The method returns the output logits or embeddings based on the specified return options.

Usage Examples

Here are three usage examples of the Transformer class from the Zeta library:

import torch

from zeta.nn import Decoder, Transformer

logits = torch.randint(0, 256, (1, 1024))

# Example 1: Basic Usage
transformer = Transformer(
    attn_layers=Decoder(dim=512, depth=12, heads=8),

logits = transformer(logits)

# # Example 2: Return Embeddings
# embeddings = transformer(input_tokens, return_embeddings=True)

# # Example 3: Return Intermediate Attention Maps
# logits, attn_maps = transformer(input_tokens, return_attn=True)

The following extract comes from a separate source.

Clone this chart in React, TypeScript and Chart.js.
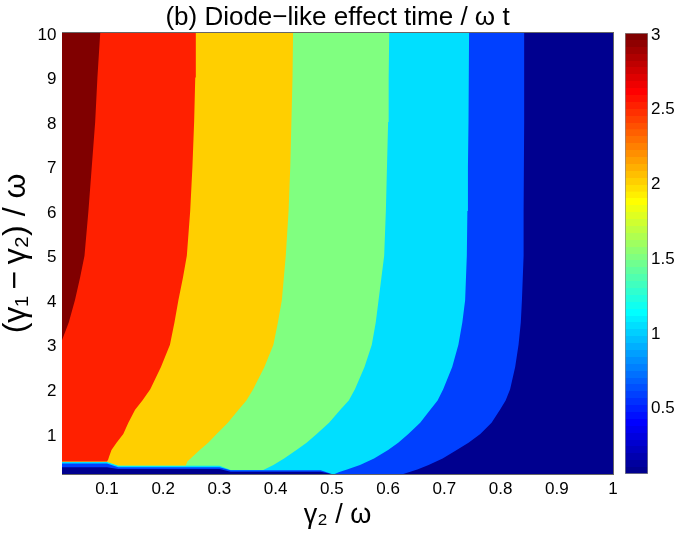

In these examples, replace attn_layers_instance and embedding_provider_instance with actual instances of AttentionLayers and BaseEmbedding, respectively, and input_tokens with your input tensor containing token indices.

Mathematical Formula

The mathematical formula for the Transformer class can be represented as follows:

Input -> Embedding -> Post-embedding Norm -> Embedding Dropout -> Project Embedding -> Attention Layers -> Layer Normalization -> To Logits/Embeddings

In this formula, "Attention Layers" represents the core attention mechanism of the transformer, which includes self-attention and feedforward neural networks.